··· Provided information ···

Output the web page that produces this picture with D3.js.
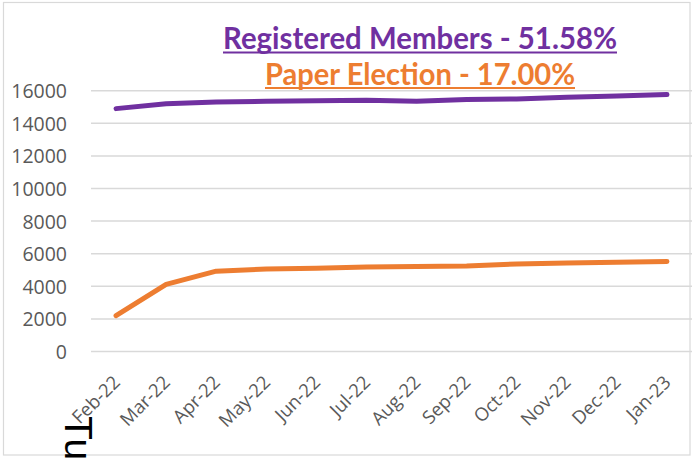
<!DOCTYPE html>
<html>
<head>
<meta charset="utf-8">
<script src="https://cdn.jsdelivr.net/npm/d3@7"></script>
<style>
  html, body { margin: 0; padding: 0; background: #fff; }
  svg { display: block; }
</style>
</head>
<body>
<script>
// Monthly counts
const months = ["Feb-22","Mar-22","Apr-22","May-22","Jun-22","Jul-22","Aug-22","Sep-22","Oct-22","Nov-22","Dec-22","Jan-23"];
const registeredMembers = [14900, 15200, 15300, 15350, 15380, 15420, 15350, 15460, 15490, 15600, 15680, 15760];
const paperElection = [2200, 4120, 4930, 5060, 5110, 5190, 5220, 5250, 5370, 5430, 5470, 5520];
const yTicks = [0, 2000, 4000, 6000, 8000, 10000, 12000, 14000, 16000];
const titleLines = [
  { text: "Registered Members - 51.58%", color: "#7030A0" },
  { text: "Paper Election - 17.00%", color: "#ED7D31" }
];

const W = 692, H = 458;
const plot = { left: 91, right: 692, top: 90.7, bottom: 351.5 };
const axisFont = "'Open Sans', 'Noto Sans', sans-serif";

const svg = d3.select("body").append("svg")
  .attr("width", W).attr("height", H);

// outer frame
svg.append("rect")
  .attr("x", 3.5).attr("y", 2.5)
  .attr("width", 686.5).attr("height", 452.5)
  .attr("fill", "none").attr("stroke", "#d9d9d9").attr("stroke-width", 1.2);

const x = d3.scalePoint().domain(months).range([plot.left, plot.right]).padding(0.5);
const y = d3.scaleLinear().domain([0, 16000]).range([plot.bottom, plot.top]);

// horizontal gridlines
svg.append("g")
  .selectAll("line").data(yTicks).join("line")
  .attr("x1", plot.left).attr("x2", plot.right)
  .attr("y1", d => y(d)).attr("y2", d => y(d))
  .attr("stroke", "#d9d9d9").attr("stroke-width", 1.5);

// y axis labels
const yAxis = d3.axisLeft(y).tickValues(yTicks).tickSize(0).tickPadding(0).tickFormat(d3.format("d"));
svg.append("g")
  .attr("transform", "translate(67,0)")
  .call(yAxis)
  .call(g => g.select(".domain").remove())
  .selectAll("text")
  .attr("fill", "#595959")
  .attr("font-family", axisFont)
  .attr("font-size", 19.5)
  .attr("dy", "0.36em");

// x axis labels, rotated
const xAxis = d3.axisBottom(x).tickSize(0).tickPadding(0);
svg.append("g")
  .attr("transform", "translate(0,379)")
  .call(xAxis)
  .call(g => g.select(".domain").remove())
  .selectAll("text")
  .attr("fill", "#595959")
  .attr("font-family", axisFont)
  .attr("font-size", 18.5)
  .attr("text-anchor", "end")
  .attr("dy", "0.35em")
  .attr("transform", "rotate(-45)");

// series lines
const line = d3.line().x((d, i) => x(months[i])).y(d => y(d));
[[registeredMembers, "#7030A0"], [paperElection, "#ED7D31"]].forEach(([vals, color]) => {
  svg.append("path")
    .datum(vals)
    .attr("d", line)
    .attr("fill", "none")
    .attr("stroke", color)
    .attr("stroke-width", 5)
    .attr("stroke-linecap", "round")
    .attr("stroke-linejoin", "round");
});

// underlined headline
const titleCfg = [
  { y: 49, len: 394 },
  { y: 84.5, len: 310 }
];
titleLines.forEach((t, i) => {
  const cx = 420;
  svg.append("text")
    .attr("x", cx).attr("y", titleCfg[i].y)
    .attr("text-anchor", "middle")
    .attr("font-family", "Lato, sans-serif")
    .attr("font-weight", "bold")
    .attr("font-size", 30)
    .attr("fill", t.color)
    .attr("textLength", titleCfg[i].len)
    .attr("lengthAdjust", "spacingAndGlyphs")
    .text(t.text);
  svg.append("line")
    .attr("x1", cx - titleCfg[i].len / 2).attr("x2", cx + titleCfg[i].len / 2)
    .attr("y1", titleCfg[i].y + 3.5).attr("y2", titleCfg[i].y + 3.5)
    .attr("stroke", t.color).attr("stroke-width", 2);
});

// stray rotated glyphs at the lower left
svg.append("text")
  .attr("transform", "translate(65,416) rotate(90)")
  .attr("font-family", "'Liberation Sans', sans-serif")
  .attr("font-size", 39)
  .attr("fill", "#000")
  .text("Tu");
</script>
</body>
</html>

···
··· Provided information ···

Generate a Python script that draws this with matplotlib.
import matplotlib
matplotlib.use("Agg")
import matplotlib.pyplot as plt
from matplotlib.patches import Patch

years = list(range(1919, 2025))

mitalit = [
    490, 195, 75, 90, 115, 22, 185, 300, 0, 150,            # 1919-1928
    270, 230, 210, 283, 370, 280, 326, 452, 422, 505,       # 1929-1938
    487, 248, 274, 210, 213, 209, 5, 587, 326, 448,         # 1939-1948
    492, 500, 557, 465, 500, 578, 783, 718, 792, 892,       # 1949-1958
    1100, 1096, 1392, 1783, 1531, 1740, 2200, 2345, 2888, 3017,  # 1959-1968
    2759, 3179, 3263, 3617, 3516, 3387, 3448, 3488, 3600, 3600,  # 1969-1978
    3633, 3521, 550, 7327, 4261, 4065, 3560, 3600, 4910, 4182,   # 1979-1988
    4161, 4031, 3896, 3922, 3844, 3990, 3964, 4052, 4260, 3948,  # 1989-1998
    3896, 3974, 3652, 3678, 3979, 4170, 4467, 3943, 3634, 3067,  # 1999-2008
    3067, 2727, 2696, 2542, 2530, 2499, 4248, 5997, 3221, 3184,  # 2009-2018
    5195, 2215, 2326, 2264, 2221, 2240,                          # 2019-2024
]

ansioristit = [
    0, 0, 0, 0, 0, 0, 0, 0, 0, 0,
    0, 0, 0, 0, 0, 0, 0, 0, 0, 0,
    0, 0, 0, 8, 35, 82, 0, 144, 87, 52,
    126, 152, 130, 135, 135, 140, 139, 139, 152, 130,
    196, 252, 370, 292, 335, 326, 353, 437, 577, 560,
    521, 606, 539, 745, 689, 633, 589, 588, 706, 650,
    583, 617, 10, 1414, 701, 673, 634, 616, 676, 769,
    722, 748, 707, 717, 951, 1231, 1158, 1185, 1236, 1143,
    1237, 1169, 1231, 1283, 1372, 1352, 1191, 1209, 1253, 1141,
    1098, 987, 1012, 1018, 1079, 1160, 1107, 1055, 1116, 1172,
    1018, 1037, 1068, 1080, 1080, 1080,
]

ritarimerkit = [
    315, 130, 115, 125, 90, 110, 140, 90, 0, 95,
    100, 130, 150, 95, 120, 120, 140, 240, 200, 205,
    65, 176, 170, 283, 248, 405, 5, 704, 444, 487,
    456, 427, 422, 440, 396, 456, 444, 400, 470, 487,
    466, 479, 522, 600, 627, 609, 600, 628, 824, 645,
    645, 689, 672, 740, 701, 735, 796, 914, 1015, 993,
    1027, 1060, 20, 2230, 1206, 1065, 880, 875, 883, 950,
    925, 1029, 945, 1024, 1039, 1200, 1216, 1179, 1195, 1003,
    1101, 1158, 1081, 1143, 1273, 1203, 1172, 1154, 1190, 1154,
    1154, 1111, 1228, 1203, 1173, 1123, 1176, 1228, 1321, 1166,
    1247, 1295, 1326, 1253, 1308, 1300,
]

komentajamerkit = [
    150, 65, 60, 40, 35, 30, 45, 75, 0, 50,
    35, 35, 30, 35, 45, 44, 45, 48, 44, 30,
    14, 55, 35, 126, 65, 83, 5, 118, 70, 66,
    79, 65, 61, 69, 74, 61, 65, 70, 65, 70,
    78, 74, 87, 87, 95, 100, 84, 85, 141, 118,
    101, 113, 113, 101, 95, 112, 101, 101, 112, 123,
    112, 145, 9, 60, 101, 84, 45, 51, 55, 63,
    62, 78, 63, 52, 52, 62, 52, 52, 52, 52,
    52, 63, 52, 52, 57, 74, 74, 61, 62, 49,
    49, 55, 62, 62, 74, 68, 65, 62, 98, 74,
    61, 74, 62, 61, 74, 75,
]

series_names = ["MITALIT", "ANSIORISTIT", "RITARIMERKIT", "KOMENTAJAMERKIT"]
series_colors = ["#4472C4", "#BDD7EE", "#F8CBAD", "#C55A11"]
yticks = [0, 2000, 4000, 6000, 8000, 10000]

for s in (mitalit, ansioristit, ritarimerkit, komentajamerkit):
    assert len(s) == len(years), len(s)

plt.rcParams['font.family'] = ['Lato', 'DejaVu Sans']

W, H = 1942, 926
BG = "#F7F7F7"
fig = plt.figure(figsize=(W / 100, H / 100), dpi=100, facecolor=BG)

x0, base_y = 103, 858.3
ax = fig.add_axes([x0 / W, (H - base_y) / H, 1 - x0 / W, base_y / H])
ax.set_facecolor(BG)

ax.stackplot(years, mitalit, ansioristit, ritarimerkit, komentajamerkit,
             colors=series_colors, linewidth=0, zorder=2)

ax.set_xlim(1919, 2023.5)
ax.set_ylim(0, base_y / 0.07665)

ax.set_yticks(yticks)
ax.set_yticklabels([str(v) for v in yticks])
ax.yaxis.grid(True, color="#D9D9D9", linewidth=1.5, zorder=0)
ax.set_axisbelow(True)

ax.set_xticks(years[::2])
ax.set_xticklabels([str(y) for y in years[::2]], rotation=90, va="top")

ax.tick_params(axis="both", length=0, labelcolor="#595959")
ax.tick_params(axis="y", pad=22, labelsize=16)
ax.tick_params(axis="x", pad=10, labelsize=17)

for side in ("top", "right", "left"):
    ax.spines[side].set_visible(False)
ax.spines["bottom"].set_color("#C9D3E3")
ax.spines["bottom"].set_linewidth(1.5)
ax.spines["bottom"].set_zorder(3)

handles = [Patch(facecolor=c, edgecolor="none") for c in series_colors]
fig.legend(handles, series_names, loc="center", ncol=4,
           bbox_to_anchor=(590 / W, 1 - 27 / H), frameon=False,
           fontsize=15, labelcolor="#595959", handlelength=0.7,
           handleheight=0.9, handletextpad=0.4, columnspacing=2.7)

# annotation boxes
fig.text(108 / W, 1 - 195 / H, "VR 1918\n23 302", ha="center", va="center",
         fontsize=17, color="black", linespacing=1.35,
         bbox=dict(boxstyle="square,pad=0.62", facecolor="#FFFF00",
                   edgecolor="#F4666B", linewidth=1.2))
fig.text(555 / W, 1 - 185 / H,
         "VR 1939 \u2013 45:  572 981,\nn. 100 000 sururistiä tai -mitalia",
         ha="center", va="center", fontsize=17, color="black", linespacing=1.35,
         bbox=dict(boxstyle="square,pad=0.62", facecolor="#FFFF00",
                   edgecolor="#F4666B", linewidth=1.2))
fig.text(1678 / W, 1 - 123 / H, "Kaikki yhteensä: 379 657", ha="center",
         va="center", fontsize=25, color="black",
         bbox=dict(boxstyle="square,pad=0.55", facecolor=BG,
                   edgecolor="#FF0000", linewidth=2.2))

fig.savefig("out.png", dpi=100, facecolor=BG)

···

* Brief
Set down, exactly and alone, the run of lines from the line that has "Generate a Python" to the line that has "years = list(range(1919, 2025))".

* Final result
Generate a Python script that draws this with matplotlib.
import matplotlib
matplotlib.use("Agg")
import matplotlib.pyplot as plt
from matplotlib.patches import Patch

years = list(range(1919, 2025))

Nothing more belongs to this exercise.